The Role of Telecaster 

It should also be noted that the fact that Telecaster may have reviewed and cleared the spot for broadcast does not alleviate the responsibility of the broadcaster for airing the commercial at the hour it chose.  This is the position of this Panel taken as long ago as CFTO-TV and CFMT-TV re “Walk to Work” Commercial (CBSC Decision 93/94-0015, June 22, 1994), in which the position was put in the following terms: 

With respect to the advertising issue, it should be noted that the Council was not of the view that acceptance or pre-clearance by the Telecaster Committee of Canada of the commercial constituted a defence to an alleged breach of Clause 8 of the CAB Code of Ethics. 

Then, in CKCK-TV re an advertisement for “The Wolf” radio station (CBSC Decision 02/03-0609, -0641 and -0753, December 15, 2003), the Prairie Regional Panel said: 

The Telecaster Committee of Canada (now known as the Telecaster Services of TVB) plays a very special and significant role for broadcasters in attempting to uniformize the standards.  The Committee is a voluntary, self-governing, commercial, clearance committee.  Its staff reviews each advertising message or announcement submitted to it to ensure that it complies with the published Telecaster Committee Guidelines. That being said, the Telecaster staff is not empowered to administer non-Telecaster codes, regulations or guidelines although it may make reference to the voluntary industry codes regarding violence, gender portrayal and broadcast ethics in its pre-clearance determinations.

 Ultimately, it is the ASC that will make the decisions that relate to the Codes it administers and the CBSC that will make the comparable determinations regarding its Codes.  It follows that Telecaster pre-clearance is not, in other words, a defence available to a broadcaster in circumstances where a commercial it runs may be in violation of one of the private broadcaster Codes.  See also the decisions of the Ontario Regional Panel in CFTO-TV and CFMT-TV re “Walk to Work” Commercials (CBSC Decision 93/94-0015, June 22, 1994) and CITY-TV re Video Store Commercial (CBSC Decision 94/95-0143, March 26, 1996), in which the Panel explained:

The Council recognizes that the Telecaster Committee, founded by broadcasters, has a valuable pragmatic or functional role to play in the pre-clearance of television commercials.  The Council is, however, equally aware that the Committee is not recognized by the CRTC as a regulatory body and that an approval from the Telecaster Committee does not absolve the broadcaster of responsibility for any content it airs. 

In sum, despite the useful role that Telecaster plays in assisting broadcasters in making decisions regarding advertising and promos, it is the broadcaster that makes the ultimate decision and bears the sole responsibility for the scheduling issue.  In the present matter, for the reasons given above, CIII-TV breached Article 3.3 of the CAB Violence Code, despite the role played by Telecaster in the process. 

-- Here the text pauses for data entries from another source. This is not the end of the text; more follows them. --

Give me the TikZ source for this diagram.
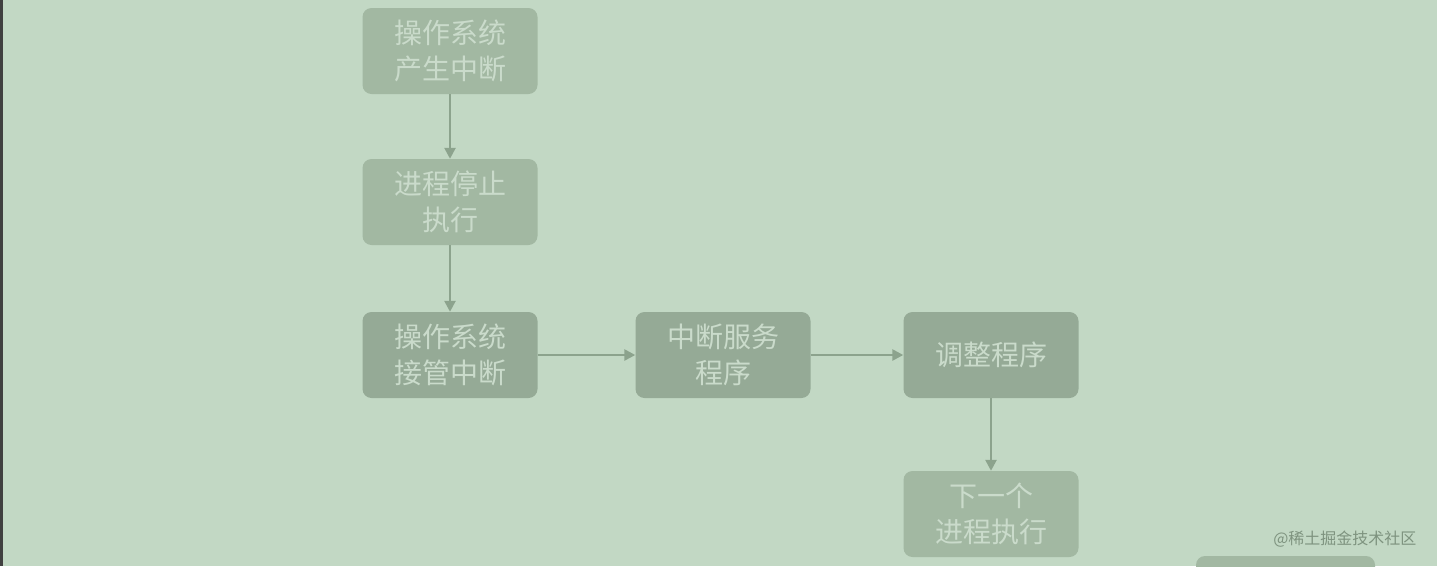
\documentclass[tikz,border=0pt]{standalone}
\usepackage{fontspec}
\newfontfamily\cjk{Noto Sans CJK SC}
\usetikzlibrary{arrows.meta}
\definecolor{bg}{HTML}{C2D8C4}
\definecolor{lbox}{HTML}{A2B8A2}
\definecolor{dbox}{HTML}{95AA96}
\definecolor{txt}{HTML}{CADBCB}
\definecolor{arr}{HTML}{8CA38D}
\tikzset{
  box/.style={rounded corners=9pt, minimum width=175pt, minimum height=86pt, inner sep=0pt,
    text=txt, font=\cjk\fontsize{28}{36}\selectfont, align=center},
  lb/.style={box, fill=lbox},
  db/.style={box, fill=dbox},
  con/.style={draw=arr, line width=2.5pt, -{Triangle[length=11pt,width=11pt]}}
}
\begin{document}
\begin{tikzpicture}[x=1pt,y=-1pt]
\fill[bg] (0,0) rectangle (1437,566);
\useasboundingbox (0,0) rectangle (1437,566);
\fill[black!75] (0,0) rectangle (3,566);
\node[lb] (a) at (450,51) {操作系统\\产生中断};
\node[lb] (b) at (450,202) {进程停止\\执行};
\node[db] (c) at (450,355) {操作系统\\接管中断};
\node[db] (d) at (723,355) {中断服务\\程序};
\node[db] (e) at (991,355) {调整程序};
\node[lb] (f) at (991,514) {下一个\\进程执行};
\fill[lbox, rounded corners=9pt] (1196,556) rectangle (1375,600);
\node[text=arr!90!black, font=\cjk\fontsize{16}{18}\selectfont, anchor=east] (w) at (1420,539) {@稀土掘金技术社区};
\draw[con] (a) -- (b);
\draw[con] (b) -- (c);
\draw[con] (c) -- (d);
\draw[con] (d) -- (e);
\draw[con] (e) -- (f);
\end{tikzpicture}
\end{document}
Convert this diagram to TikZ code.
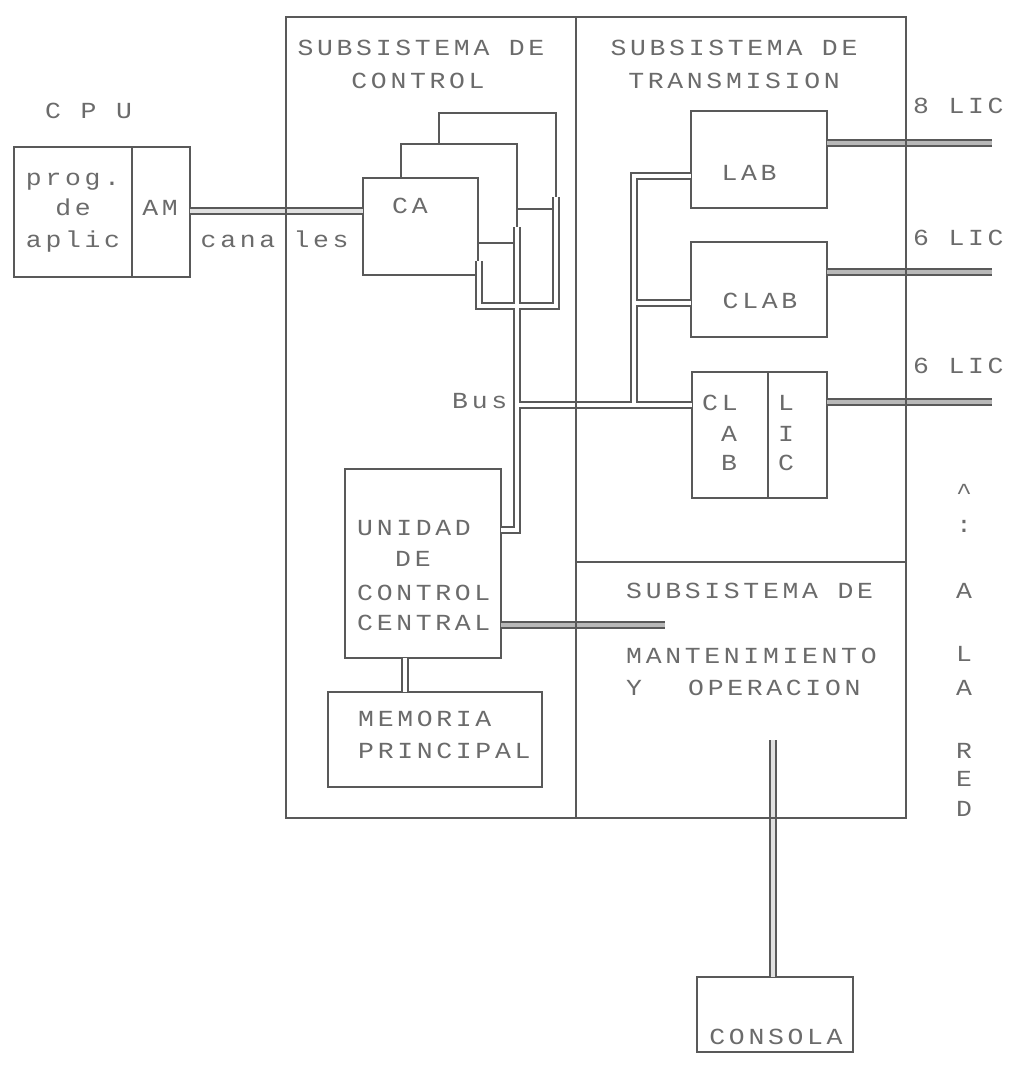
\documentclass[tikz,border=0pt]{standalone}
\usepackage{fontspec}
\newfontfamily\dotfont[FakeStretch=1.15,LetterSpace=16]{Liberation Mono}
\definecolor{ink}{gray}{0.35}
\definecolor{txt}{gray}{0.42}
\begin{document}
\begin{tikzpicture}[x=1pt,y=-1pt,
  box/.style={draw=ink, line width=1.4pt, fill=white, inner sep=0pt, outer sep=0pt},
  frame/.style={draw=ink, line width=1.4pt},
  lbl/.style={text=txt, font=\dotfont\fontsize{23}{23}\selectfont, inner sep=0pt, anchor=base},
  lblw/.style={lbl, anchor=base west},
  busout/.style={draw=ink, line width=7.5pt},
  busin/.style={draw=white, line width=4.5pt},
  dblw/.style={draw=ink, line width=1.5pt, double=white, double distance=4.5pt},
  dblg/.style={draw=ink, line width=1.5pt, double=black!28, double distance=4.5pt},
  dbll/.style={draw=ink, line width=1.5pt, double=black!12, double distance=4.5pt},
]
\useasboundingbox (0,0) rectangle (1012,1068);

% ---------- boxes ----------
\node[box, minimum width=176, minimum height=130] (cpu) at (102,212) {};
\node[box, minimum width=117, minimum height=96] (ca3) at (497.5,161) {};
\node[box, minimum width=116, minimum height=99] (ca2) at (459,193.5) {};
\node[box, minimum width=115, minimum height=97] (ca) at (420.5,226.5) {};
\node[box, minimum width=136, minimum height=97] (lab) at (759,159.5) {};
\node[box, minimum width=136, minimum height=95] (clab) at (759,289.5) {};
\node[box, minimum width=135, minimum height=126] (cl) at (759.5,435) {};
\node[box, minimum width=156, minimum height=189] (unidad) at (423,563.5) {};
\node[box, minimum width=214, minimum height=95] (mem) at (435,739.5) {};
\node[box, minimum width=156, minimum height=75] (consola) at (775,1014.5) {};

% inner dividers
\coordinate (cpud) at (132,0);
\coordinate (cld) at (768,0);
\draw[frame] (cpu.north -| cpud) -- (cpu.south -| cpud);
\draw[frame] (cl.north -| cld) -- (cl.south -| cld);

% ---------- bus coordinates ----------
\coordinate (uL) at (479,261);
\coordinate (uLb) at (479,306);
\coordinate (uRb) at (556,306);
\coordinate (uR) at (556,197);
\coordinate (bT) at (517,227);
\coordinate (bB) at (517,530);
\coordinate (bJ) at (517,405);
\coordinate (brJ) at (634,405);
\coordinate (brT) at (634,176);
\coordinate (brM) at (634,303);
\coordinate (um) at (405,0);
\coordinate (amR) at (190,211);
\coordinate (ucy) at (0,625);
\coordinate (ucE) at (665,625);
\coordinate (o1) at (992,143);
\coordinate (o2) at (992,272);
\coordinate (o3) at (992,402);
\coordinate (csT) at (773,740);

\newcommand\internalbuses[1]{%
  \draw[#1] (uL) -- (uLb) -- (uRb) -- (uR);
  \draw[#1] (bT) -- (bB) -- (bB -| unidad.east);
  \draw[#1] (bJ) -- (bJ -| cl.west);
  \draw[#1] (brJ) -- (brT) -- (brT -| lab.west);
  \draw[#1] (brM) -- (brM -| clab.west);
}
\internalbuses{busout}
\internalbuses{busin}

\draw[dblw] (unidad.south -| um) -- (mem.north -| um);
\draw[dbll] (amR) -- (amR -| ca.west);
\draw[dblg] (unidad.east |- ucy) -- (ucE);
\draw[dblg] (lab.east |- o1) -- (o1);
\draw[dblg] (clab.east |- o2) -- (o2);
\draw[dblg] (cl.east |- o3) -- (o3);
\draw[dbll] (csT) -- (csT |- consola.north);

% ---------- system frame ----------
\node[draw=ink, line width=1.4pt, inner sep=0pt, outer sep=0pt,
      minimum width=620, minimum height=801] (sys) at (596,417.5) {};
\coordinate (dv) at (576,0);
\coordinate (hm) at (576,562);
\draw[frame] (sys.north -| dv) -- (sys.south -| dv);
\draw[frame] (hm) -- (hm -| sys.east);

% ---------- texts ----------
\node[lblw] (tcpu) at (45,118) {C P U};
\node[lbl] (tprog) at (73,185) {prog.};
\node[lbl] (tde) at (73,215) {de};
\node[lbl] (taplic) at (73,247) {aplic};
\node[lbl] (tam) at (160,215) {AM};
\node[lbl] (tcana) at (238,247) {cana};
\node[lbl] (tles) at (321,247) {les};
\node[lblw] (tca) at (392,213) {CA};

\node[lbl] (tsc1) at (421,55) {SUBSISTEMA DE};
\node[lbl] (tsc2) at (418,88) {CONTROL};
\node[lbl] (tst1) at (734,55) {SUBSISTEMA DE};
\node[lbl] (tst2) at (734,88) {TRANSMISION};

\node[lbl] (tlab) at (749,180) {LAB};
\node[lbl] (tclab) at (760,308) {CLAB};
\node[lblw] (tcl1) at (702,410) {CL};
\node[lblw] (tcl2) at (721,441) {A};
\node[lblw] (tcl3) at (721,470) {B};
\node[lblw] (tli1) at (778,410) {L};
\node[lblw] (tli2) at (778,441) {I};
\node[lblw] (tli3) at (778,470) {C};

\node[lblw] (tlic1) at (913,113) {8 LIC};
\node[lblw] (tlic2) at (913,245) {6 LIC};
\node[lblw] (tlic3) at (913,373) {6 LIC};

\node[lblw] (tbus) at (452,408) {Bus};

\node[lblw] (tu1) at (357,535) {UNIDAD};
\node[lblw] (tu2) at (395,566) {DE};
\node[lblw] (tu3) at (357,600) {CONTROL};
\node[lblw] (tu4) at (357,630) {CENTRAL};
\node[lblw] (tm1) at (358,726) {MEMORIA};
\node[lblw] (tm2) at (358,758) {PRINCIPAL};

\node[lblw] (tmo1) at (626,598) {SUBSISTEMA DE};
\node[lblw] (tmo2) at (626,663) {MANTENIMIENTO};
\node[lblw] (tmo3) at (626,695) {Y};
\node[lblw] (tmo4) at (688,695) {OPERACION};

\node[lbl] (tcons) at (776,1044) {CONSOLA};

\node[lbl] (tr1) at (964,499) {\textasciicircum};
\node[lbl] (tr2) at (964,532) {:};
\node[lbl] (tr3) at (964,598) {A};
\node[lbl] (tr4) at (964,661) {L};
\node[lbl] (tr5) at (964,695) {A};
\node[lbl] (tr6) at (964,758) {R};
\node[lbl] (tr7) at (964,786) {E};
\node[lbl] (tr8) at (964,816) {D};
\end{tikzpicture}
\end{document}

Broadcaster Responsiveness 

The CBSC Panels adjudicating complaint files always take the time to consider the responsiveness of the broadcaster.  They do so for more than one reason.  First, it is undeniably an obligation on the part of the Council’s broadcaster members to respond to complainants pursuant to the CBSC Manual.  Second, though, such responses are an acknowledgment of those who have taken the time to commit their complaints to written form.  There is, or ought to be, a balance between the written expression of concern on the part of the complainant and the focus, pertinence and thoughtfulness of the broadcaster’s response.  In the present file, the broadcaster’s reply, while appearing to rely on Telecaster and the process, did canvass matters that related to the broadcasters’ system for dealing with advertising and promotions.  It was informative and, although it did not satisfy the complainant, it was sufficiently responsive to satisfy the broadcaster’s CBSC membership obligations. 

announcement of the decision 

CIII-TV is required to:  1) announce the decision, in the following terms, once during prime time within three days following the release of this decision and once more within seven days following the release of this decision during the time period in which the advertisement for the film Seed of Chucky was broadcast; 2)  within the fourteen days following the broadcast of the announcements, to provide written confirmation of the airing of the statement to the complainant who filed the Ruling Request; and 3) at that time, to provide the CBSC with that written confirmation and with air check copies of the broadcasts of the two announcements which must be made by CIII-TV. 

The Canadian Broadcast Standards Council has found that CIII-TV has violated the provision of the Canadian Association of Broadcasters’ Voluntary Code regarding Violence in Television Programming which requires that broadcasters refrain from airing advertisements that contain scenes intended for adult audiences before 9:00 pm.  By broadcasting an advertisement during a 5:30 pm program for the feature film Seed of Chucky, which contained frightening scenes of threatened violence which were intended for adult audiences, CIII-TV breached Article 3.3 of the CAB Violence Code.

This decision is a public document upon its release by the Canadian Broadcast Standards Council.